The Bulls have three elite scorers, but fall victim to the fact that they are so talented at creating their own shot. Whereas a lot of teams will run actions to get their best scorers the ball in their spots, the Bulls, at times, defaulted to DeMar DeRozan or Zach LaVine isolations or pick-and-roll without setting the stage with an off ball action to get the defense tilted.
Vucevic has been on the record many times about his role within the offense changing more than others, but that’s not a complaint.
He knows that when big threes come together, one of them typically has to sacrifice more touches than the other two. And in situations with a big man, he can often be the one who must adapt the most — think Kevin Love with the Cavaliers or Chris Bosh with the Heat.
That’s not a coincidence. Most bigs are dependent on guards to deliver them the ball and with the way that the NBA has evolved to emphasize spacing and driving lanes, post touches aren’t going to solve the Bulls problems.
“With three big scorers, it’s natural that one of the three is going to have less shots,” he said. “I have no problem with it, it’s just about finding ways to be efficient and play my game within that.”
That takes us back to movement and motion based actions that can orbit around Vucevic.

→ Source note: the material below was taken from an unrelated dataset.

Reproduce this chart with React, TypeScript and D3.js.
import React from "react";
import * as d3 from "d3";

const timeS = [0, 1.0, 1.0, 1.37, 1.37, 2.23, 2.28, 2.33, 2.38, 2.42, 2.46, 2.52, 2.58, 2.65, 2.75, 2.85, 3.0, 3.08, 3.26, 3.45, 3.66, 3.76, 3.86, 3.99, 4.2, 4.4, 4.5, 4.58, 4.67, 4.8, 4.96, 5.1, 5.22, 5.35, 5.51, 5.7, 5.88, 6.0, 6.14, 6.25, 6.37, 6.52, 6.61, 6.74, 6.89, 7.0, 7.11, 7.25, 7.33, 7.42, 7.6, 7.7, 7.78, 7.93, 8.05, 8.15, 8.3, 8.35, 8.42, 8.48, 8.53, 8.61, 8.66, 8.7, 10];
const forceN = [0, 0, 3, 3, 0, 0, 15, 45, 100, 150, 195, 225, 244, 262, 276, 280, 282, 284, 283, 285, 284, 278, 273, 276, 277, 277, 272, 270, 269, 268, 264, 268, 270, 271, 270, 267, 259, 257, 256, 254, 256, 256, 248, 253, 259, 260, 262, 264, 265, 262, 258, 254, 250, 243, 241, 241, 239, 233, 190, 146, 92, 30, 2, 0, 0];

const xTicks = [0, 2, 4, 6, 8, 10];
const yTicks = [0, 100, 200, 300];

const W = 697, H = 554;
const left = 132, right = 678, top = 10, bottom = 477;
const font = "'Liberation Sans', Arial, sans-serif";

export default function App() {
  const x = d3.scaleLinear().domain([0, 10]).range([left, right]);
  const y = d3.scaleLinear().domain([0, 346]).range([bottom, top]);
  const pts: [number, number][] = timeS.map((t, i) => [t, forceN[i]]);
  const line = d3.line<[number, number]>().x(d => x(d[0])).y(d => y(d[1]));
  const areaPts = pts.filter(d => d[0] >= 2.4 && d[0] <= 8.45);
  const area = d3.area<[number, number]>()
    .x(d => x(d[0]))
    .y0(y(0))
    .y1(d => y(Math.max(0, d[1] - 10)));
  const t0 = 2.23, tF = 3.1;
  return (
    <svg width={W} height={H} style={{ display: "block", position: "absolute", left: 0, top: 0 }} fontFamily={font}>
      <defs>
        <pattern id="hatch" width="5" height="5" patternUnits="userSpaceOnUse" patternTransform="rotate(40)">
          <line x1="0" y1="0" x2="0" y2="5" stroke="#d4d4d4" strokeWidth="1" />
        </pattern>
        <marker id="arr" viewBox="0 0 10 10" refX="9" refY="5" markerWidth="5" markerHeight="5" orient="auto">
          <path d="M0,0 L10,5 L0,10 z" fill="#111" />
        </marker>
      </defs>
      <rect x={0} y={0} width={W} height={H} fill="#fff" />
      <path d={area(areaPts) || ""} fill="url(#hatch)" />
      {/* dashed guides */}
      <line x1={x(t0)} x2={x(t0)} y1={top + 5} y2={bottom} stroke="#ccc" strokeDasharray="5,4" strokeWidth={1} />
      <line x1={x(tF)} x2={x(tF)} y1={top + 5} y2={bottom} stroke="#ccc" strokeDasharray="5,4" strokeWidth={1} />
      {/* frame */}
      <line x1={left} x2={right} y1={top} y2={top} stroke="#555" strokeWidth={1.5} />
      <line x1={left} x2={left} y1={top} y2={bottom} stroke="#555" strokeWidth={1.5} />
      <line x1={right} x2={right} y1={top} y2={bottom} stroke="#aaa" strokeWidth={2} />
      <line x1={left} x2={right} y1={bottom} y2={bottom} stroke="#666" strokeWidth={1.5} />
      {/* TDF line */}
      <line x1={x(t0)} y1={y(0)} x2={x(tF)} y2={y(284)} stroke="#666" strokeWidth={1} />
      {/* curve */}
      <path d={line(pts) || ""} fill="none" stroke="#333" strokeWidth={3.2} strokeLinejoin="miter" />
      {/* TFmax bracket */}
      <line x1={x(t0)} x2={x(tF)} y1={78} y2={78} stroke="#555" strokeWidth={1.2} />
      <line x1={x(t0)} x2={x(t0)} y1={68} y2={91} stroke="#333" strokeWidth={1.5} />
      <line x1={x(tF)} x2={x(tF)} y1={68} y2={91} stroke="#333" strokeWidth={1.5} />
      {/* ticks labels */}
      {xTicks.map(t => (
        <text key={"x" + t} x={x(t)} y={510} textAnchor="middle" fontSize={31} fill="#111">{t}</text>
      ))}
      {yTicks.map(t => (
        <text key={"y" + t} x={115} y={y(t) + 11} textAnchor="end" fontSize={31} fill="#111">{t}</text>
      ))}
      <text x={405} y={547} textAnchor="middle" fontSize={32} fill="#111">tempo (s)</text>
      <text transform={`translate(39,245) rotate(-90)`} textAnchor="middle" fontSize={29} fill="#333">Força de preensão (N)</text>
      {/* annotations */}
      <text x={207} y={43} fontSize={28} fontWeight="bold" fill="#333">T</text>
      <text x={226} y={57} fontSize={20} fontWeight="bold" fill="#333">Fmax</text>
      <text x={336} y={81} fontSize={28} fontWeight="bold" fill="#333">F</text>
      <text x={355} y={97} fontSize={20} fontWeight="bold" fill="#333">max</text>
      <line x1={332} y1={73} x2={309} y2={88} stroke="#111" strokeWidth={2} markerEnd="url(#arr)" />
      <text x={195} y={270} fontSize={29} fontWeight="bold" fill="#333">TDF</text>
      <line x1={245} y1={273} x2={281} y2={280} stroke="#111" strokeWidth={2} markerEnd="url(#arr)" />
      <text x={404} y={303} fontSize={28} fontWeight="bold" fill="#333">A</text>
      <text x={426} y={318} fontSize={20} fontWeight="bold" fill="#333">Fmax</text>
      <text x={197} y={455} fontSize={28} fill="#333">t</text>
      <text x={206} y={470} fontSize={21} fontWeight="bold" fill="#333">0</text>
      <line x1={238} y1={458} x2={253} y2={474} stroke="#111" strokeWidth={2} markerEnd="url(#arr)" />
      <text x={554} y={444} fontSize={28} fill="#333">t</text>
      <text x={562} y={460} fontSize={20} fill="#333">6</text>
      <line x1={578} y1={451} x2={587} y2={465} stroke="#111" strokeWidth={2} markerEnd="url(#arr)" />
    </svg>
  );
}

With Coby White, Ayo Dosunmu and Patrick Williams continuing to grow, the Bulls have the personnel to run different actions depending on who is on the court. It’s possible they run more floppy and post splits with White and LaVine, or flow into secondary pick-and-rolls closer to the basket to keep DeRozan on the move and mitigate the way defenses may sag off of him if he’s just spacing the floor.
The Bulls have a lot of tinkering to do, but they’ve got the talent to improve their offense. They even showed glimpses of a more cohesive product on that end after the All-Star Break when they were smack in the middle of the pack at 15th. That may not seem overly impressive, but if the Bulls can play offense at that level on top of their top-five ranked defense, they will be formidable at worst.
Vucevic didn’t mean to over-dramatize his comments about this being the last chance for this core. Even though he exudes confidence in the group, with the way the NBA works, he knows what’s at stake.
“It’s just common sense thinking that way,” said Vucevic, clarifying his remarks that this could be the core’s last chance to figure things out. “It’s our third year right now, it’s our chance to do something, make something happen. But I think this team will do better this year and find a way to play better and be a better team. I was just saying, if it doesn’t that could be the reality of it.”